LA SEINE-SAINT-DENIS EN PANNE DE DÉPISTAGE - L'Infirmière Magazine n° 351 du 15/09/2014 | Espace Infirmier
 

L'infirmière Magazine n° 351 du 15/09/2014

 

SANTÉ PUBLIQUE

ACTUALITÉ

VÉRONIQUE HUNSINGER  

Face à la disparition de financements de l’Assurance maladie, le département craint de devoir supprimer des actions de dépistage et de prévention, alors que les indicateurs de santé se dégradent.

Le président du conseil général de Seine-Saint-Denis en personne, le socialiste Denis Troussel, avait donné de la voix en mai dernier pour s’inquiéter de la perte d’une importante source de financements des actions de dépistage et de prévention de son département. Ce cri d’alarme, faute d’avoir été entendu, est aujourd’hui relayé par les acteurs du terrain, qui s’inquiètent de ne pas pouvoir accomplir leurs missions.

Dans ce département où, selon l’élu, « le taux d’incidence de la tuberculose est le plus élevé de France et tous les indicateurs de santé se dégradent », l’Assurance maladie versait, jusqu’à l’année dernière, une subvention pour financer des actions de santé, en particulier le dépistage de la tuberculose ou les campagnes de vaccination. Le problème de cette dotation est qu’elle n’avait plus de base juridique et qu’elle avait été prolongée à titre exceptionnel pour la Seine-Saint-Denis.

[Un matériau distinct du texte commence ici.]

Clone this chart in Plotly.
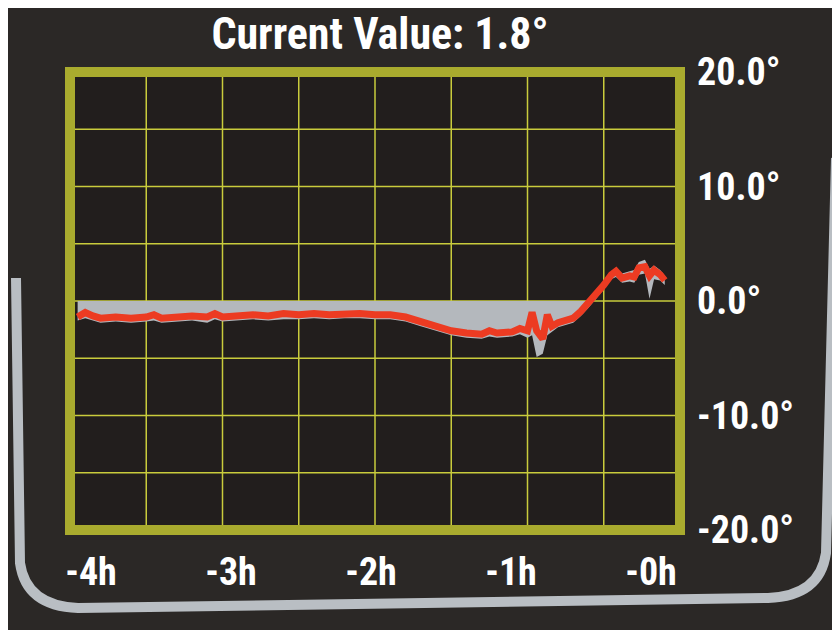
import plotly.graph_objects as go

# ---- data ----
hours = [-3.95, -3.9, -3.85, -3.8, -3.7, -3.6, -3.5, -3.45, -3.4, -3.3, -3.2, -3.1, -3.05, -3.0,
         -2.9, -2.8, -2.7, -2.6, -2.5, -2.4, -2.3, -2.2, -2.1, -2.0, -1.9, -1.8, -1.7, -1.6,
         -1.5, -1.4, -1.3, -1.25, -1.2, -1.1, -1.05, -1.0, -0.97, -0.94, -0.9, -0.87, -0.84,
         -0.8, -0.75, -0.7, -0.65, -0.6, -0.55, -0.5, -0.45, -0.42, -0.38, -0.33, -0.3, -0.27,
         -0.23, -0.2, -0.17, -0.13, -0.1]
avg = [-1.4, -1.0, -1.3, -1.5, -1.4, -1.5, -1.4, -1.2, -1.5, -1.4, -1.3, -1.4, -1.1, -1.4,
       -1.3, -1.2, -1.3, -1.1, -1.2, -1.1, -1.2, -1.1, -1.1, -1.2, -1.2, -1.4, -1.8, -2.2,
       -2.6, -2.8, -2.9, -2.6, -2.8, -2.7, -2.4, -2.6, -1.0, -2.6, -3.3, -1.2, -2.2,
       -1.9, -1.7, -1.5, -0.9, -0.2, 0.6, 1.4, 2.3, 2.6, 2.0, 2.2, 2.1, 2.9,
       3.0, 2.2, 2.7, 2.3, 1.8]
upper = [0.0, 0.0, 0.0, 0.0, 0.0, 0.0, 0.0, 0.0, 0.0, 0.0, 0.0, 0.0, 0.0, 0.0,
         0.0, 0.0, 0.0, 0.0, 0.0, 0.0, 0.0, 0.0, 0.0, 0.0, 0.0, 0.0, 0.0, 0.0,
         0.0, 0.0, 0.0, 0.0, 0.0, 0.0, 0.0, 0.0, 0.0, 0.0, 0.0, 0.0, 0.0,
         0.0, 0.0, 0.0, 0.0, 0.0, 0.9, 1.7, 2.6, 2.9, 2.4, 2.6, 2.7, 3.4,
         3.6, 2.8, 3.1, 2.7, 2.2]
lower = [-1.7, -1.5, -1.7, -1.9, -1.8, -1.9, -1.8, -1.7, -1.9, -1.8, -1.7, -1.9, -1.6, -1.8,
         -1.7, -1.6, -1.7, -1.6, -1.6, -1.5, -1.6, -1.5, -1.5, -1.6, -1.6, -1.8, -2.2, -2.6,
         -3.0, -3.2, -3.3, -3.1, -3.2, -3.1, -2.9, -3.2, -3.0, -4.9, -4.6, -3.0, -2.7,
         -2.3, -2.1, -1.9, -1.3, -0.6, 0.2, 1.0, 1.9, 2.1, 1.6, 1.7, 1.6, 2.3,
         2.4, 0.2, 1.9, 1.8, 1.4]

x_ticks = [-4, -3, -2, -1, 0]
x_tick_labels = ["-4h", "-3h", "-2h", "-1h", "-0h"]
y_ticks = [20, 10, 0, -10, -20]
y_tick_labels = ["20.0°", "10.0°", "0.0°", "-10.0°", "-20.0°"]
title_text = "Current Value: 1.8°"

# ---- layout geometry ----
W, H = 840, 630
L, R, T, B = 62, 168, 64, 108
PW, PH = W - L - R, H - T - B

def px(x):
    return (x - L) / PW

def py(y):
    return (H - B - y) / PH

FONT = "Liberation Sans Narrow, Roboto Condensed, Liberation Sans, Arial"

fig = go.Figure()
fig.add_trace(go.Scatter(x=hours, y=lower, mode="lines", line=dict(width=0, color="#b4b8bd"),
                         hoverinfo="skip", showlegend=False))
fig.add_trace(go.Scatter(x=hours, y=upper, mode="lines", line=dict(width=0, color="#b4b8bd"),
                         fill="tonexty", fillcolor="#b4b8bd", hoverinfo="skip", showlegend=False))
fig.add_trace(go.Scatter(x=hours, y=avg, mode="lines", line=dict(width=7, color="#ec3b22"),
                         showlegend=False))
# invisible trace carrying the (perspective-narrowed) bottom time labels
fig.add_trace(go.Scatter(x=hours, y=avg, xaxis="x2", mode="lines", opacity=0,
                         hoverinfo="skip", showlegend=False))

bezel = (f"M {px(8)},{py(270)} L {px(12)},{py(555)} Q {px(18)},{py(598)} {px(70)},{py(600)} "
         f"L {px(760)},{py(590)} Q {px(812)},{py(588)} {px(818)},{py(545)} L {px(828)},{py(150)}")

# bottom labels: -4h at ~83px, 0h at ~643px
lab_slope = 140.0
r0 = -4 - (83 - L) / lab_slope
r1 = r0 + PW / lab_slope

fig.update_layout(
    width=W, height=H,
    margin=dict(l=L, r=R, t=T, b=B),
    paper_bgcolor="#2b2826",
    plot_bgcolor="#221e1d",
    title=dict(text=title_text, x=372 / W, xanchor="center", y=1 - 26 / H, yanchor="middle",
               font=dict(family=FONT, size=44, color="#ffffff", weight="bold")),
    xaxis=dict(range=[-4, 0], showticklabels=False, showgrid=False, zeroline=False, ticks=""),
    xaxis2=dict(range=[r0, r1], overlaying="x", side="bottom", tickvals=x_ticks,
                ticktext=x_tick_labels, showgrid=False, zeroline=False, ticks="",
                ticklabelstandoff=16,
                tickfont=dict(family=FONT, size=38, color="#ffffff", weight="bold")),
    yaxis=dict(range=[-20, 20], side="right", tickvals=y_ticks, ticktext=y_tick_labels,
               showgrid=False, zeroline=False, ticks="", ticklabelstandoff=16,
               tickfont=dict(family=FONT, size=38, color="#ffffff", weight="bold")),
    shapes=[
        *[dict(type="line", xref="x", yref="paper", x0=g, x1=g, y0=0, y1=1,
               line=dict(color="#c9cc3c", width=1.5), layer="below")
          for g in [-3.5, -3, -2.5, -2, -1.5, -1, -0.5]],
        *[dict(type="line", xref="paper", yref="y", x0=0, x1=1, y0=g, y1=g,
               line=dict(color="#c9cc3c", width=1.5), layer="below")
          for g in [-15, -10, -5, 0, 5, 10, 15]],
        dict(type="rect", xref="paper", yref="paper", x0=0, x1=1, y0=0, y1=1,
             line=dict(color="#a9ab2e", width=10)),
        dict(type="path", xref="paper", yref="paper", path=bezel,
             line=dict(color="#b9bec3", width=10)),
    ],
)

fig.write_html("out.html")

Aujourd’hui, la source de financement s’est définitivement tarie, sans qu’aucune autre ne soit venue la remplacer.

Patients fragilisés

« La subvention de l’Assurance maladie représentait entre 1,4 et 1,6 million d’euros selon les années et notre niveau d’activités, soit la moitié, environ, des dépenses de fonctionnement de notre service, explique le Dr Christophe Debeugny, chef du service de la prévention et des actions sanitaires du conseil général. Elle s’ajoutait à la subvention de l’État dans le cadre des actions de santé recentralisées, qui est une recette fixe. » Ces dernières ont notamment pour objets les campagnes de vaccination ou les dépistages des cancers colorectal et du sein. Logiquement, le président du conseil général a demandé au ministère de la Santé que les subventions de l’État soient augmentées de façon à compenser la perte de celle de l’Assurance maladie. « Marisol Touraine doit rapidement assurer au conseil général, et plus encore aux habitants de la Seine-Saint-Denis, que les politiques de santé publique ne seront pas sacrifiées sur l’autel de la rigueur », a-t-il déclaré.

En effet, par-delà les questions de tuyauterie de financements, les acteurs de terrain s’inquiètent pour la pérennité de leurs actions et de leurs partenariats. C’est notamment le cas au Centre d’accueil, de soins et d’orientation (Caso) de Médecins du Monde de Saint-Denis, qui a noué un partenariat avec le conseil général pour mener des actions de dépistage de la tuberculose. Ce type d’actions pourrait faire les frais d’un budget amputé. « Nous faisons ici ce que d’autres pourraient faire ; ce n’est pas un problème de compétences mais de ressources, explique Aude de Calan, cadre infirmier de formation, chargée de mission tuberculose au conseil général. L’idée est d’aller vers les publics qui sont les plus fragilisés et qui pourraient développer des cas de tuberculose. Le risque, si on arrête ce type d’action, est que les patients recourent aux soins hospitaliers beaucoup plus tard et contaminent d’autres personnes. »

Partenariat vital

Pour Médecins du monde, le partenariat avec le conseil général est vital pour poursuivre ses missions dans le domaine de la prévention. « Il y a plein de mailles au filet de notre partenariat, souligne Jeanine Rochefort, déléguée régionale Île-de-France de l’ONG. Ici, nous faisons le dépistage de la tuberculose ainsi que du Sida, des hépatites et des infections sexuellement transmissibles. Dans le même temps, nous pouvons orienter les patients vers les centres de vaccination du conseil général. On ne peut pas tout faire tout seul. » Ce partenariat, en place depuis 2010, semble satisfaire pleinement les deux parties. « Nous mettons à disposition le camion de dépistage de la tuberculose et Médecins du monde a l’expertise de l’accueil des personnes en situation de précarité, insiste Christophe Debeugny. Nous voudrions pouvoir encore élargir cette offre de service. » La balle est aujourd’hui dans le camp du ministère de la Santé.